▶ **TASK**
Repeat the material verbatim. Images are excluded from the copy.

▶ **DATA BLOCK**
::::

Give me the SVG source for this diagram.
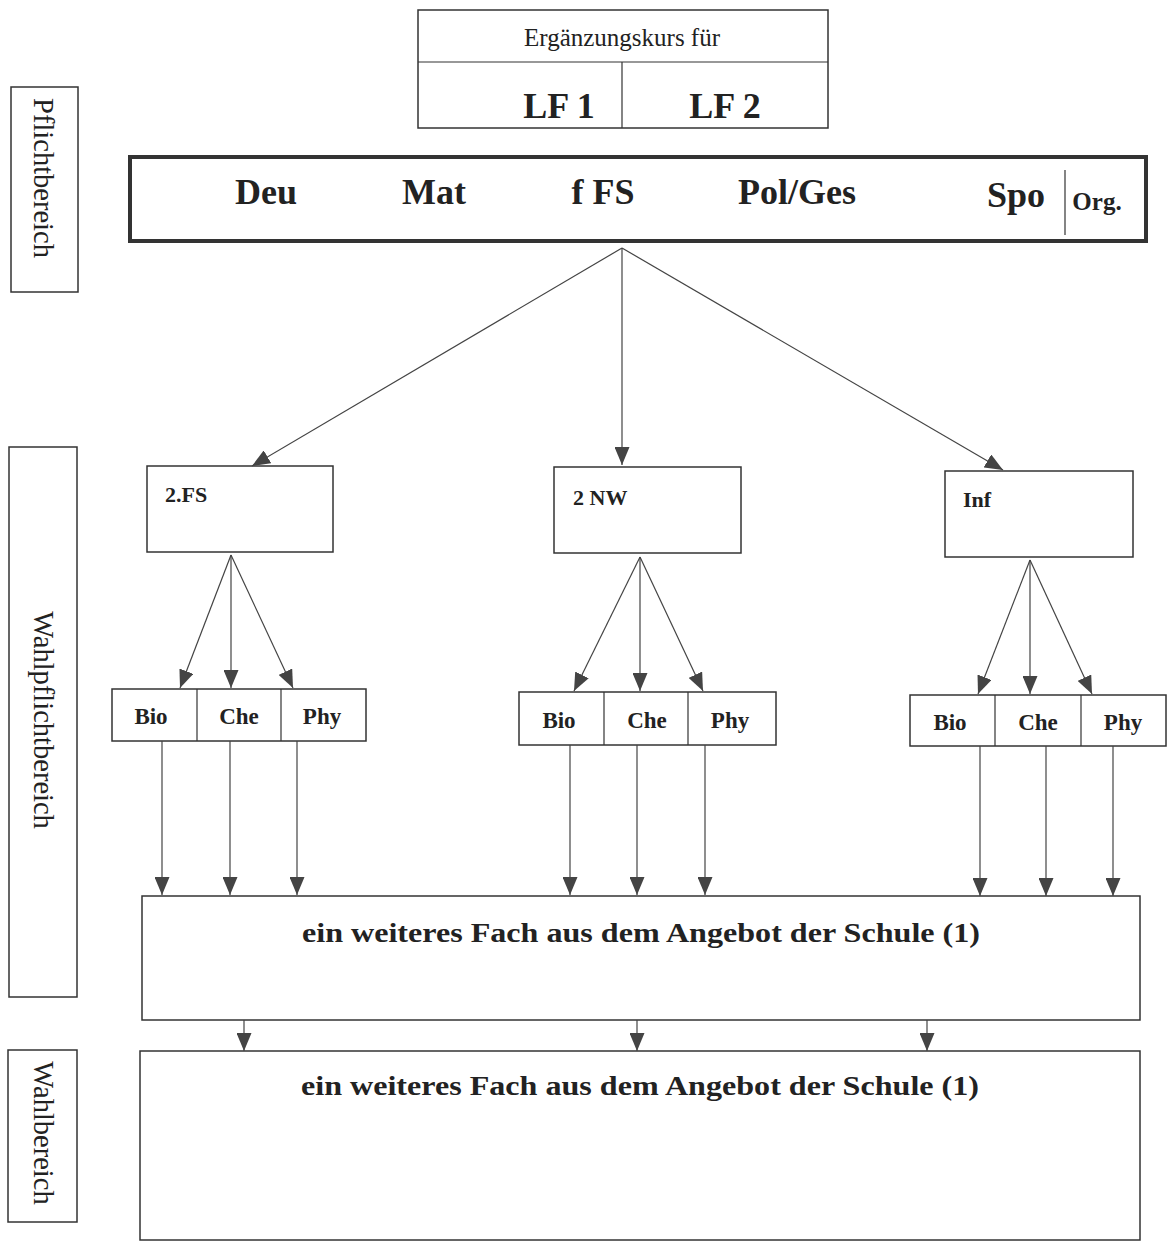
<svg xmlns="http://www.w3.org/2000/svg" width="1167" height="1250" viewBox="0 0 1167 1250">
<defs>
<marker id="ah" markerUnits="userSpaceOnUse" markerWidth="18" markerHeight="15" viewBox="0 0 18 15" refX="18" refY="7.5" orient="auto">
<path d="M0,0 L18,7.5 L0,15 Z" fill="#444"/>
</marker>
<style>
.box{fill:#fff;stroke:#333;stroke-width:1.5}
.thick{fill:#fff;stroke:#333;stroke-width:4}
.ln{stroke:#333;stroke-width:1.2;fill:none}
.c{stroke:#444;stroke-width:1.2;fill:none;marker-end:url(#ah)}
text{font-family:"Liberation Serif","Times New Roman",serif;fill:#222}
.b{font-weight:bold}
.side{font-size:28.5px;text-anchor:middle}
</style>
</defs>
<rect width="1167" height="1250" fill="#fff"/>

<g id="side-pflicht">
<rect class="box" x="11" y="87" width="67" height="205"/>
<text class="side" transform="translate(43,178) rotate(90)" dy="0.33em">Pflichtbereich</text>
</g>
<g id="side-wahlpflicht">
<rect class="box" x="9" y="447" width="68" height="550"/>
<text class="side" transform="translate(43,720) rotate(90)" dy="0.33em">Wahlpflichtbereich</text>
</g>
<g id="side-wahl">
<rect class="box" x="8" y="1050" width="69" height="172"/>
<text class="side" transform="translate(43,1133) rotate(90)" dy="0.33em">Wahlbereich</text>
</g>

<g id="ergaenzung">
<rect class="box" x="418" y="10" width="410" height="118"/>
<line class="ln" x1="418" y1="62" x2="828" y2="62"/>
<line class="ln" x1="622" y1="62" x2="622" y2="128"/>
<text x="622" y="46" font-size="25" text-anchor="middle">Ergänzungskurs für</text>
<text class="b" x="559" y="118" font-size="36" text-anchor="middle">LF 1</text>
<text class="b" x="725" y="118" font-size="36" text-anchor="middle">LF 2</text>
</g>

<g id="pflicht">
<rect class="thick" x="130" y="157" width="1016" height="84"/>
<line class="ln" x1="1065" y1="170" x2="1065" y2="235"/>
<text class="b" x="266" y="204" font-size="36" text-anchor="middle">Deu</text>
<text class="b" x="434" y="204" font-size="36" text-anchor="middle">Mat</text>
<text class="b" x="603" y="204" font-size="36" text-anchor="middle">f FS</text>
<text class="b" x="797" y="204" font-size="36" text-anchor="middle">Pol/Ges</text>
<text class="b" x="1016" y="207" font-size="36" text-anchor="middle">Spo</text>
<text class="b" x="1097" y="210" font-size="25" text-anchor="middle">Org.</text>
</g>

<g id="fs2">
<rect class="box" x="147" y="466" width="186" height="86"/>
<text class="b" x="165" y="502" font-size="22">2.FS</text>
</g>
<g id="nw2">
<rect class="box" x="554" y="467" width="187" height="86"/>
<text class="b" x="573" y="505" font-size="22">2 NW</text>
</g>
<g id="inf">
<rect class="box" x="945" y="471" width="188" height="86"/>
<text class="b" x="963" y="507" font-size="22">Inf</text>
</g>

<g id="fach-left" font-size="23">
<rect class="box" x="112" y="689" width="254" height="52"/>
<line class="ln" x1="197" y1="689" x2="197" y2="741"/>
<line class="ln" x1="281" y1="689" x2="281" y2="741"/>
<text class="b" x="151" y="724" text-anchor="middle">Bio</text>
<text class="b" x="239" y="724" text-anchor="middle">Che</text>
<text class="b" x="322" y="724" text-anchor="middle">Phy</text>
</g>
<g id="fach-mid" font-size="23">
<rect class="box" x="519" y="692" width="257" height="53"/>
<line class="ln" x1="604" y1="692" x2="604" y2="745"/>
<line class="ln" x1="688" y1="692" x2="688" y2="745"/>
<text class="b" x="559" y="728" text-anchor="middle">Bio</text>
<text class="b" x="647" y="728" text-anchor="middle">Che</text>
<text class="b" x="730" y="728" text-anchor="middle">Phy</text>
</g>
<g id="fach-right" font-size="23">
<rect class="box" x="910" y="695" width="256" height="51"/>
<line class="ln" x1="995" y1="695" x2="995" y2="746"/>
<line class="ln" x1="1081" y1="695" x2="1081" y2="746"/>
<text class="b" x="950" y="730" text-anchor="middle">Bio</text>
<text class="b" x="1038" y="730" text-anchor="middle">Che</text>
<text class="b" x="1123" y="730" text-anchor="middle">Phy</text>
</g>

<g id="weiteres1">
<rect class="box" x="142" y="896" width="998" height="124"/>
<text class="b" x="641" y="942" font-size="28" text-anchor="middle" textLength="678" lengthAdjust="spacingAndGlyphs">ein weiteres Fach aus dem Angebot der Schule (1)</text>
</g>
<g id="weiteres2">
<rect class="box" x="140" y="1051" width="1000" height="189"/>
<text class="b" x="640" y="1095" font-size="28" text-anchor="middle" textLength="678" lengthAdjust="spacingAndGlyphs">ein weiteres Fach aus dem Angebot der Schule (1)</text>
</g>

<g id="connectors">
<line class="c" x1="622" y1="248" x2="252" y2="466"/>
<line class="c" x1="622" y1="248" x2="622" y2="465"/>
<line class="c" x1="622" y1="248" x2="1003" y2="470"/>

<line class="c" x1="231" y1="555" x2="180" y2="688"/>
<line class="c" x1="231" y1="555" x2="231" y2="688"/>
<line class="c" x1="231" y1="555" x2="293" y2="688"/>

<line class="c" x1="640" y1="557" x2="574" y2="691"/>
<line class="c" x1="640" y1="557" x2="640" y2="691"/>
<line class="c" x1="640" y1="557" x2="703" y2="691"/>

<line class="c" x1="1030" y1="560" x2="978" y2="694"/>
<line class="c" x1="1030" y1="560" x2="1030" y2="694"/>
<line class="c" x1="1030" y1="560" x2="1092" y2="694"/>

<line class="c" x1="162" y1="741" x2="162" y2="895"/>
<line class="c" x1="230" y1="741" x2="230" y2="895"/>
<line class="c" x1="297" y1="741" x2="297" y2="895"/>
<line class="c" x1="570" y1="745" x2="570" y2="895"/>
<line class="c" x1="637" y1="745" x2="637" y2="895"/>
<line class="c" x1="705" y1="745" x2="705" y2="895"/>
<line class="c" x1="980" y1="746" x2="980" y2="896"/>
<line class="c" x1="1046" y1="746" x2="1046" y2="896"/>
<line class="c" x1="1113" y1="746" x2="1113" y2="896"/>

<line class="c" x1="244" y1="1020" x2="244" y2="1051"/>
<line class="c" x1="637" y1="1020" x2="637" y2="1051"/>
<line class="c" x1="927" y1="1020" x2="927" y2="1051"/>
</g>
</svg>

::::

▶ **ANSWER BELOW**
Give me the SVG source for this diagram.
<svg xmlns="http://www.w3.org/2000/svg" width="1167" height="1250" viewBox="0 0 1167 1250">
<defs>
<marker id="ah" markerUnits="userSpaceOnUse" markerWidth="18" markerHeight="15" viewBox="0 0 18 15" refX="18" refY="7.5" orient="auto">
<path d="M0,0 L18,7.5 L0,15 Z" fill="#444"/>
</marker>
<style>
.box{fill:#fff;stroke:#333;stroke-width:1.5}
.thick{fill:#fff;stroke:#333;stroke-width:4}
.ln{stroke:#333;stroke-width:1.2;fill:none}
.c{stroke:#444;stroke-width:1.2;fill:none;marker-end:url(#ah)}
text{font-family:"Liberation Serif","Times New Roman",serif;fill:#222}
.b{font-weight:bold}
.side{font-size:28.5px;text-anchor:middle}
</style>
</defs>
<rect width="1167" height="1250" fill="#fff"/>

<g id="side-pflicht">
<rect class="box" x="11" y="87" width="67" height="205"/>
<text class="side" transform="translate(43,178) rotate(90)" dy="0.33em">Pflichtbereich</text>
</g>
<g id="side-wahlpflicht">
<rect class="box" x="9" y="447" width="68" height="550"/>
<text class="side" transform="translate(43,720) rotate(90)" dy="0.33em">Wahlpflichtbereich</text>
</g>
<g id="side-wahl">
<rect class="box" x="8" y="1050" width="69" height="172"/>
<text class="side" transform="translate(43,1133) rotate(90)" dy="0.33em">Wahlbereich</text>
</g>

<g id="ergaenzung">
<rect class="box" x="418" y="10" width="410" height="118"/>
<line class="ln" x1="418" y1="62" x2="828" y2="62"/>
<line class="ln" x1="622" y1="62" x2="622" y2="128"/>
<text x="622" y="46" font-size="25" text-anchor="middle">Ergänzungskurs für</text>
<text class="b" x="559" y="118" font-size="36" text-anchor="middle">LF 1</text>
<text class="b" x="725" y="118" font-size="36" text-anchor="middle">LF 2</text>
</g>

<g id="pflicht">
<rect class="thick" x="130" y="157" width="1016" height="84"/>
<line class="ln" x1="1065" y1="170" x2="1065" y2="235"/>
<text class="b" x="266" y="204" font-size="36" text-anchor="middle">Deu</text>
<text class="b" x="434" y="204" font-size="36" text-anchor="middle">Mat</text>
<text class="b" x="603" y="204" font-size="36" text-anchor="middle">f FS</text>
<text class="b" x="797" y="204" font-size="36" text-anchor="middle">Pol/Ges</text>
<text class="b" x="1016" y="207" font-size="36" text-anchor="middle">Spo</text>
<text class="b" x="1097" y="210" font-size="25" text-anchor="middle">Org.</text>
</g>

<g id="fs2">
<rect class="box" x="147" y="466" width="186" height="86"/>
<text class="b" x="165" y="502" font-size="22">2.FS</text>
</g>
<g id="nw2">
<rect class="box" x="554" y="467" width="187" height="86"/>
<text class="b" x="573" y="505" font-size="22">2 NW</text>
</g>
<g id="inf">
<rect class="box" x="945" y="471" width="188" height="86"/>
<text class="b" x="963" y="507" font-size="22">Inf</text>
</g>

<g id="fach-left" font-size="23">
<rect class="box" x="112" y="689" width="254" height="52"/>
<line class="ln" x1="197" y1="689" x2="197" y2="741"/>
<line class="ln" x1="281" y1="689" x2="281" y2="741"/>
<text class="b" x="151" y="724" text-anchor="middle">Bio</text>
<text class="b" x="239" y="724" text-anchor="middle">Che</text>
<text class="b" x="322" y="724" text-anchor="middle">Phy</text>
</g>
<g id="fach-mid" font-size="23">
<rect class="box" x="519" y="692" width="257" height="53"/>
<line class="ln" x1="604" y1="692" x2="604" y2="745"/>
<line class="ln" x1="688" y1="692" x2="688" y2="745"/>
<text class="b" x="559" y="728" text-anchor="middle">Bio</text>
<text class="b" x="647" y="728" text-anchor="middle">Che</text>
<text class="b" x="730" y="728" text-anchor="middle">Phy</text>
</g>
<g id="fach-right" font-size="23">
<rect class="box" x="910" y="695" width="256" height="51"/>
<line class="ln" x1="995" y1="695" x2="995" y2="746"/>
<line class="ln" x1="1081" y1="695" x2="1081" y2="746"/>
<text class="b" x="950" y="730" text-anchor="middle">Bio</text>
<text class="b" x="1038" y="730" text-anchor="middle">Che</text>
<text class="b" x="1123" y="730" text-anchor="middle">Phy</text>
</g>

<g id="weiteres1">
<rect class="box" x="142" y="896" width="998" height="124"/>
<text class="b" x="641" y="942" font-size="28" text-anchor="middle" textLength="678" lengthAdjust="spacingAndGlyphs">ein weiteres Fach aus dem Angebot der Schule (1)</text>
</g>
<g id="weiteres2">
<rect class="box" x="140" y="1051" width="1000" height="189"/>
<text class="b" x="640" y="1095" font-size="28" text-anchor="middle" textLength="678" lengthAdjust="spacingAndGlyphs">ein weiteres Fach aus dem Angebot der Schule (1)</text>
</g>

<g id="connectors">
<line class="c" x1="622" y1="248" x2="252" y2="466"/>
<line class="c" x1="622" y1="248" x2="622" y2="465"/>
<line class="c" x1="622" y1="248" x2="1003" y2="470"/>

<line class="c" x1="231" y1="555" x2="180" y2="688"/>
<line class="c" x1="231" y1="555" x2="231" y2="688"/>
<line class="c" x1="231" y1="555" x2="293" y2="688"/>

<line class="c" x1="640" y1="557" x2="574" y2="691"/>
<line class="c" x1="640" y1="557" x2="640" y2="691"/>
<line class="c" x1="640" y1="557" x2="703" y2="691"/>

<line class="c" x1="1030" y1="560" x2="978" y2="694"/>
<line class="c" x1="1030" y1="560" x2="1030" y2="694"/>
<line class="c" x1="1030" y1="560" x2="1092" y2="694"/>

<line class="c" x1="162" y1="741" x2="162" y2="895"/>
<line class="c" x1="230" y1="741" x2="230" y2="895"/>
<line class="c" x1="297" y1="741" x2="297" y2="895"/>
<line class="c" x1="570" y1="745" x2="570" y2="895"/>
<line class="c" x1="637" y1="745" x2="637" y2="895"/>
<line class="c" x1="705" y1="745" x2="705" y2="895"/>
<line class="c" x1="980" y1="746" x2="980" y2="896"/>
<line class="c" x1="1046" y1="746" x2="1046" y2="896"/>
<line class="c" x1="1113" y1="746" x2="1113" y2="896"/>

<line class="c" x1="244" y1="1020" x2="244" y2="1051"/>
<line class="c" x1="637" y1="1020" x2="637" y2="1051"/>
<line class="c" x1="927" y1="1020" x2="927" y2="1051"/>
</g>
</svg>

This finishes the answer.